■ Objective ■
Skip the pictures. Set down, word for word, the lines from the start of the material up to and including the line with "const chartTitle = 'Hydrograph';".
━━━━━━━━━━━━━━━━━━━━
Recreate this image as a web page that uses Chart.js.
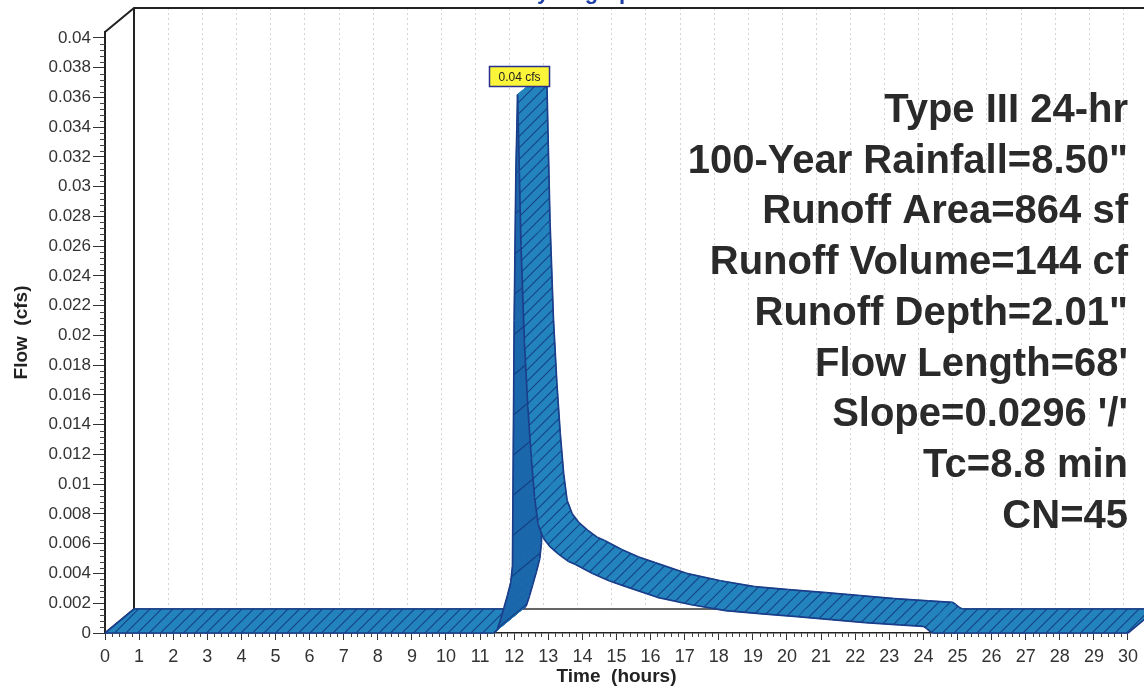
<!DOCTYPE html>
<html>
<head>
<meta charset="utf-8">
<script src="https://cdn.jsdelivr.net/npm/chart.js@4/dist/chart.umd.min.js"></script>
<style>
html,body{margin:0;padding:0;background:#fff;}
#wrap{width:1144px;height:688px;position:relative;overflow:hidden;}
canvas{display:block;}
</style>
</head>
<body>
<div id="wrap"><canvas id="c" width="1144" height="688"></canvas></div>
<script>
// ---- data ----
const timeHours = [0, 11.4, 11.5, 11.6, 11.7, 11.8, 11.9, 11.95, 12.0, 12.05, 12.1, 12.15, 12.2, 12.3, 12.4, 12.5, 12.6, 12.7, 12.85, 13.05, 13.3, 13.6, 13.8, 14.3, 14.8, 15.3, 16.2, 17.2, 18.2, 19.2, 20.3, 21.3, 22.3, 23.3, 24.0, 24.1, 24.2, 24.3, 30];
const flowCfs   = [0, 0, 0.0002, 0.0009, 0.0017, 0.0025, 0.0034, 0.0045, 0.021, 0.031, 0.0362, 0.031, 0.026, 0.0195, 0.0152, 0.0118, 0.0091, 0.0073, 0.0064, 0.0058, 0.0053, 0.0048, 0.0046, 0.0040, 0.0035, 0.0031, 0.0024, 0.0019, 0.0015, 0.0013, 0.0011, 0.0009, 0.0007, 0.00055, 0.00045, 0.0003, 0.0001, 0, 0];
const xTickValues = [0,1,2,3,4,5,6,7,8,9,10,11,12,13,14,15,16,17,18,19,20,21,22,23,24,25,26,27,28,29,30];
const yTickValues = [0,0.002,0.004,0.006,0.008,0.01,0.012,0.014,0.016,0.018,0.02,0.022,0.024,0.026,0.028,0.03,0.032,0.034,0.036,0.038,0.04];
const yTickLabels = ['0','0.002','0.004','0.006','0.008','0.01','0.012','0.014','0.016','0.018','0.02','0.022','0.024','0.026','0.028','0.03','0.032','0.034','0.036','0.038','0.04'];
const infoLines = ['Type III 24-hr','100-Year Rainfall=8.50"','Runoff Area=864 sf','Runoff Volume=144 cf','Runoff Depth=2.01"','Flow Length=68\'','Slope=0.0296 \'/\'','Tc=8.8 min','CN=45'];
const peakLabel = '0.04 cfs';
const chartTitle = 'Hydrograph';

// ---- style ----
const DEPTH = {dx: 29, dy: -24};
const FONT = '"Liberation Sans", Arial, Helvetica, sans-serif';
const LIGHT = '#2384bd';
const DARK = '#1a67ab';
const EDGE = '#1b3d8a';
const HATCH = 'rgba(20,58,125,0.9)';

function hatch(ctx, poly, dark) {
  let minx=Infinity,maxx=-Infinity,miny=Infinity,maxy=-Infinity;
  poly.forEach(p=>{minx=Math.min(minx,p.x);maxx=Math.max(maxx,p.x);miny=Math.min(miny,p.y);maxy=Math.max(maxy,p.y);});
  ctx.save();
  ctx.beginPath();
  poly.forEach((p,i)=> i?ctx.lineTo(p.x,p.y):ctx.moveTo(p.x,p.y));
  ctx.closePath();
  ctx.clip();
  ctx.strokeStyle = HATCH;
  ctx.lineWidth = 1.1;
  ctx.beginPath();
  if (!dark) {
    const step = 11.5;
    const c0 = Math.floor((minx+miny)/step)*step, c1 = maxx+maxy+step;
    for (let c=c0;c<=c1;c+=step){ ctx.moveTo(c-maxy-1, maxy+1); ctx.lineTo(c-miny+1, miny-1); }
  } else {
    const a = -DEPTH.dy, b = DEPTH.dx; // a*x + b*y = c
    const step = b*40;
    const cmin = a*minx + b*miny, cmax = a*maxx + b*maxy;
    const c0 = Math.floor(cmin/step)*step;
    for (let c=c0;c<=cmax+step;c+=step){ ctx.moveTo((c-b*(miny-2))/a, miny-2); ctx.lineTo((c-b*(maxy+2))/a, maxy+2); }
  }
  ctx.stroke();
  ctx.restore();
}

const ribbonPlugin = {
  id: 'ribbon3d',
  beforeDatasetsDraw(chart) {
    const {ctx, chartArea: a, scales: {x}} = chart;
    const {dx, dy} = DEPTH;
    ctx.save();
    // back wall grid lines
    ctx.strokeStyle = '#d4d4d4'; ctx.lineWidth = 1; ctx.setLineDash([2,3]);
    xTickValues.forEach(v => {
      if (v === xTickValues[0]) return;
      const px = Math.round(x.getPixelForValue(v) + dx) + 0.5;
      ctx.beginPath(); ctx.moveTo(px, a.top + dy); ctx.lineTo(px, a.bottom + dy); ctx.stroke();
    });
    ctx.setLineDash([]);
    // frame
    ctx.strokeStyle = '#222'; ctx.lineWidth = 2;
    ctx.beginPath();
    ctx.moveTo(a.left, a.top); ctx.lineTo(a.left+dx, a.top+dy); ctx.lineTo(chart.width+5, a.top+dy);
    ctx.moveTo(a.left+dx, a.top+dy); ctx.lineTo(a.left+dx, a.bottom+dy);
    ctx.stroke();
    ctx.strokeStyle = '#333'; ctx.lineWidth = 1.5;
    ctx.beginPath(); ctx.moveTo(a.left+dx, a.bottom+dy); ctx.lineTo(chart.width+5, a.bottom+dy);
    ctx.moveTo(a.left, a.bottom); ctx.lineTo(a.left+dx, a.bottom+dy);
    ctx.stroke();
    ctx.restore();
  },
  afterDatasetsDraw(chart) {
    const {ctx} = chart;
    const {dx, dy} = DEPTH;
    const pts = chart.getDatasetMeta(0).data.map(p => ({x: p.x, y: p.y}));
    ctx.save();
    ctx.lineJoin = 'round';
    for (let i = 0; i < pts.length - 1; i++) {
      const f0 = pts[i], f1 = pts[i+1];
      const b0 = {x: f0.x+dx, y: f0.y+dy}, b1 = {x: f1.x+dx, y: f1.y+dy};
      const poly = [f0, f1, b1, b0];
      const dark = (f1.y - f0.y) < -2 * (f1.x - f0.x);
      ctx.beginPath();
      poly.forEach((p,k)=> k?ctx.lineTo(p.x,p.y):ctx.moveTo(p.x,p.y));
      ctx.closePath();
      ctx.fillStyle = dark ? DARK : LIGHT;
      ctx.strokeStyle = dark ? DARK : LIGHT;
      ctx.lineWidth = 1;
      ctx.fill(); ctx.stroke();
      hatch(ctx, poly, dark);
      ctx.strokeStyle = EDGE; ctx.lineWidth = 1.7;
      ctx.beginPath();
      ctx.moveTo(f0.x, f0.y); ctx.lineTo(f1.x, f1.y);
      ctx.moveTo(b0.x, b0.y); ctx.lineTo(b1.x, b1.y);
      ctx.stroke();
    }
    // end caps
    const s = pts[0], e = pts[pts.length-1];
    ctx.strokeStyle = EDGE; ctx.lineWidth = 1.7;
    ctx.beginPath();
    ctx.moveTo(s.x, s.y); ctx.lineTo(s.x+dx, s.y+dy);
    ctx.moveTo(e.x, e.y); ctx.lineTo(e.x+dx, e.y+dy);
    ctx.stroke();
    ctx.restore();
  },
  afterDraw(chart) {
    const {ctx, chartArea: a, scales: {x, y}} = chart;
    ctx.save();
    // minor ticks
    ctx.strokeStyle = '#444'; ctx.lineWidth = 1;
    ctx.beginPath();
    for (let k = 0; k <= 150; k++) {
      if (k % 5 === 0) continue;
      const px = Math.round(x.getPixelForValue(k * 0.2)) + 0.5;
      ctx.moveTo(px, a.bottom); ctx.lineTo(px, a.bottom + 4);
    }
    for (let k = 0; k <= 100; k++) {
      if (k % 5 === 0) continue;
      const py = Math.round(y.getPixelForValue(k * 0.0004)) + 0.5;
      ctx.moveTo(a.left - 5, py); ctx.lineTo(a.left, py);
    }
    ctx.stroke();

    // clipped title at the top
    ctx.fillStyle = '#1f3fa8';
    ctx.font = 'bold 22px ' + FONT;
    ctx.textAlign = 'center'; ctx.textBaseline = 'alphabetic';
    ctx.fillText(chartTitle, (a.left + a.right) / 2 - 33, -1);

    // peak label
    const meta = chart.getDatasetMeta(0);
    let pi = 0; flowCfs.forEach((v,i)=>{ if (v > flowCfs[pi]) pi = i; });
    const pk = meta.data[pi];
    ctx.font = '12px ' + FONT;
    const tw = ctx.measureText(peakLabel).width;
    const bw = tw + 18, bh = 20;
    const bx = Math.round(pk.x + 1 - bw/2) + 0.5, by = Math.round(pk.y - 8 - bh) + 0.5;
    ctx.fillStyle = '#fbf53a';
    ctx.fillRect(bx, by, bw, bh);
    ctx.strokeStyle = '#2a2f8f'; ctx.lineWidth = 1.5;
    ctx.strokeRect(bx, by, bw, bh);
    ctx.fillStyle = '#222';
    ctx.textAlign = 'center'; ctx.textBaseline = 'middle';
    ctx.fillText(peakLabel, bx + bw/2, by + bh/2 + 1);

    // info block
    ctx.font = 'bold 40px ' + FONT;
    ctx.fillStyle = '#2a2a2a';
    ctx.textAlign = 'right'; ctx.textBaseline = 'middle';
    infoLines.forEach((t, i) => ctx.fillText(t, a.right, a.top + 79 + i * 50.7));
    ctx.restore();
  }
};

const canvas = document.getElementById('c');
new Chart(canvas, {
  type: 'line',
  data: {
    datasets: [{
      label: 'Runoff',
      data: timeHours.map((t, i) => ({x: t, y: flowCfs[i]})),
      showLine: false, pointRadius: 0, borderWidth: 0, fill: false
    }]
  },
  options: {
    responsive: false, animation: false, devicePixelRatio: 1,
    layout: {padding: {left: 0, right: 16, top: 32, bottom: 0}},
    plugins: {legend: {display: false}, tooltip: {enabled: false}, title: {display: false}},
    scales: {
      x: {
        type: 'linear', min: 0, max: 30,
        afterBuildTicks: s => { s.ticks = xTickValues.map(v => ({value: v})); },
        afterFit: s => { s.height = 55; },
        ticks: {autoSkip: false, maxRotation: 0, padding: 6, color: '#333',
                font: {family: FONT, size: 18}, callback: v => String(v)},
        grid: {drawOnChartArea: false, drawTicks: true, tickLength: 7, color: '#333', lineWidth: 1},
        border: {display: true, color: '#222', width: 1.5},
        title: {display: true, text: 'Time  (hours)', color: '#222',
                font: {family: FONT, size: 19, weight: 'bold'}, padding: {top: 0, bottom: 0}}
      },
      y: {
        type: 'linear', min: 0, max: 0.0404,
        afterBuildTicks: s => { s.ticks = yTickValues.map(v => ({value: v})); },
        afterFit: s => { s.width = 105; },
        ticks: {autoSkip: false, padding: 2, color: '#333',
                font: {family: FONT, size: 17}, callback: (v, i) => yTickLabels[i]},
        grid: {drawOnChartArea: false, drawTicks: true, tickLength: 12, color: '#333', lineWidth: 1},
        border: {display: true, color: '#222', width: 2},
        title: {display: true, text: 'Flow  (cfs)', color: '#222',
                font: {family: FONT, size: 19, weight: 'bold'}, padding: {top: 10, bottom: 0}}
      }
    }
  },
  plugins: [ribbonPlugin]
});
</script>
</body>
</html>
━━━━━━━━━━━━━━━━━━━━
■ Output of the exercise ■
Recreate this image as a web page that uses Chart.js.
<!DOCTYPE html>
<html>
<head>
<meta charset="utf-8">
<script src="https://cdn.jsdelivr.net/npm/chart.js@4/dist/chart.umd.min.js"></script>
<style>
html,body{margin:0;padding:0;background:#fff;}
#wrap{width:1144px;height:688px;position:relative;overflow:hidden;}
canvas{display:block;}
</style>
</head>
<body>
<div id="wrap"><canvas id="c" width="1144" height="688"></canvas></div>
<script>
// ---- data ----
const timeHours = [0, 11.4, 11.5, 11.6, 11.7, 11.8, 11.9, 11.95, 12.0, 12.05, 12.1, 12.15, 12.2, 12.3, 12.4, 12.5, 12.6, 12.7, 12.85, 13.05, 13.3, 13.6, 13.8, 14.3, 14.8, 15.3, 16.2, 17.2, 18.2, 19.2, 20.3, 21.3, 22.3, 23.3, 24.0, 24.1, 24.2, 24.3, 30];
const flowCfs   = [0, 0, 0.0002, 0.0009, 0.0017, 0.0025, 0.0034, 0.0045, 0.021, 0.031, 0.0362, 0.031, 0.026, 0.0195, 0.0152, 0.0118, 0.0091, 0.0073, 0.0064, 0.0058, 0.0053, 0.0048, 0.0046, 0.0040, 0.0035, 0.0031, 0.0024, 0.0019, 0.0015, 0.0013, 0.0011, 0.0009, 0.0007, 0.00055, 0.00045, 0.0003, 0.0001, 0, 0];
const xTickValues = [0,1,2,3,4,5,6,7,8,9,10,11,12,13,14,15,16,17,18,19,20,21,22,23,24,25,26,27,28,29,30];
const yTickValues = [0,0.002,0.004,0.006,0.008,0.01,0.012,0.014,0.016,0.018,0.02,0.022,0.024,0.026,0.028,0.03,0.032,0.034,0.036,0.038,0.04];
const yTickLabels = ['0','0.002','0.004','0.006','0.008','0.01','0.012','0.014','0.016','0.018','0.02','0.022','0.024','0.026','0.028','0.03','0.032','0.034','0.036','0.038','0.04'];
const infoLines = ['Type III 24-hr','100-Year Rainfall=8.50"','Runoff Area=864 sf','Runoff Volume=144 cf','Runoff Depth=2.01"','Flow Length=68\'','Slope=0.0296 \'/\'','Tc=8.8 min','CN=45'];
const peakLabel = '0.04 cfs';
const chartTitle = 'Hydrograph';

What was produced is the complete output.